In the performance monitoring and fault troubleshooting of distributed systems, microservice architectures, and complex monolithic applications, Call Chains (also known as Trace Chains) are core technologies that connect all execution nodes of a user request throughout its entire lifecycle. By recording the complete call path, execution status, and latency of a request from "entry to exit", they solve the "call black box problem" in distributed environments. The core value of call chains lies in "breaking the information silos of call paths and enabling full-process observability", with specific roles summarized into 4 categories:

  • Visualization of full-link execution paths to solve the "path black box": In a microservice architecture, a single user request (e.g., "order placement") typically passes through multiple nodes such as "API Gateway → Order Service → Inventory Service → Payment Service → Database". Traditional logs can only record partial information of individual nodes and cannot connect the full process. Call chains visually present the entire request flow, making the end-to-end path clear at a glance.

  • Accurate localization of performance bottlenecks to break down the "latency black box": When an interface responds slowly (e.g., "order placement interface takes 500ms"), traditional monitoring can only show the "total latency" but cannot break down the "latency proportion of each node". Call chains record the execution latency of each call node (e.g., "Gateway forwarding: 10ms → Order Service processing: 100ms → Inventory Service call: 200ms → Payment Service call: 150ms → Database operation: 40ms") and quickly locate bottlenecks through "latency sorting" and "heat mapping" (e.g., marking nodes with latency exceeding thresholds in red).

  • Rapid tracing of fault root causes to solve the "fault black box": In distributed systems, faults often present as "chain reactions" (e.g., "Payment Service timeout → Order Service call failure → User order error"). Logs from a single service can only show "its own error" and cannot trace the fault source. Call chains use "link status association" (e.g., marking failed nodes in red and warning nodes in yellow) to trace backward from the "final error node" to the root cause.

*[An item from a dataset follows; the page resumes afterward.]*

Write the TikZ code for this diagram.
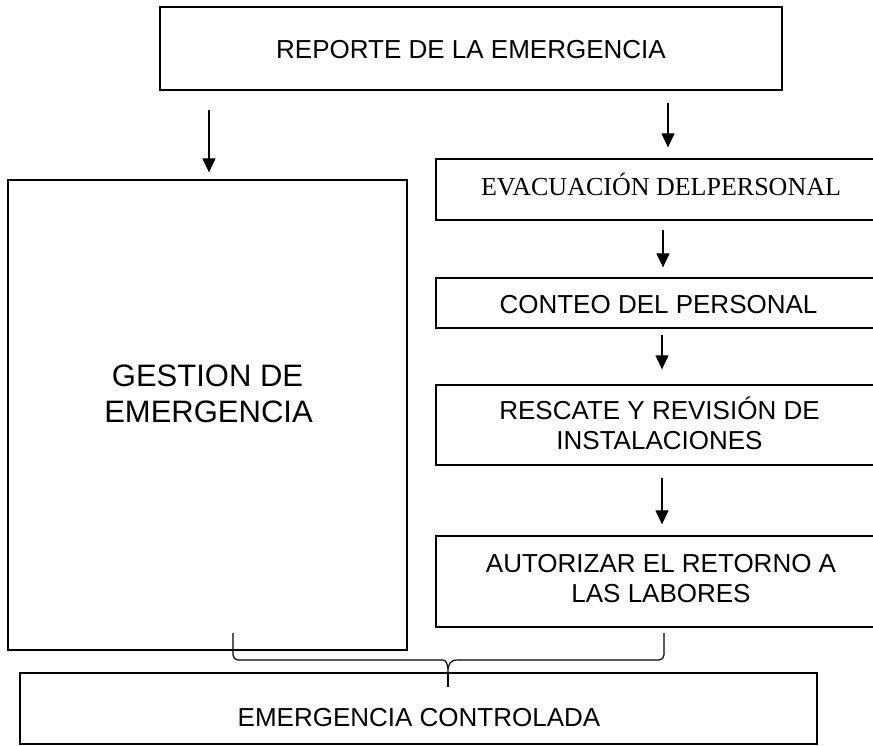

  • Unified aggregation of call context to avoid "information silos": During the execution of a request, scattered information is generated, including "business context" (e.g., user ID, order number, request parameters), "system context" (e.g., server IP, service version, thread ID), and "exception context" (e.g., error code, exception stack). Traditional logs require splicing across services and files, which is extremely inefficient. Call chains aggregate this context into a unified view, enabling one-stop access to all relevant information of a request.

Usage Scenarios

  • Fault troubleshooting in microservice/distributed systems: Requests span multiple services and servers. When a fault occurs, multiple alerts are triggered simultaneously (e.g., "Order Service error" and "Inventory Service timeout"), making it impossible to quickly locate the source. Call chains connect scattered fault information to trace the root cause efficiently.

  • Optimization of performance bottlenecks for complex interfaces: Core business interfaces (e.g., "product detail query") respond slowly and involve multiple links such as "local cache → service call → database query → third-party interface". It is impossible to determine which step consumes the most time with traditional methods. Call chains break down latency at each link to identify optimization priorities.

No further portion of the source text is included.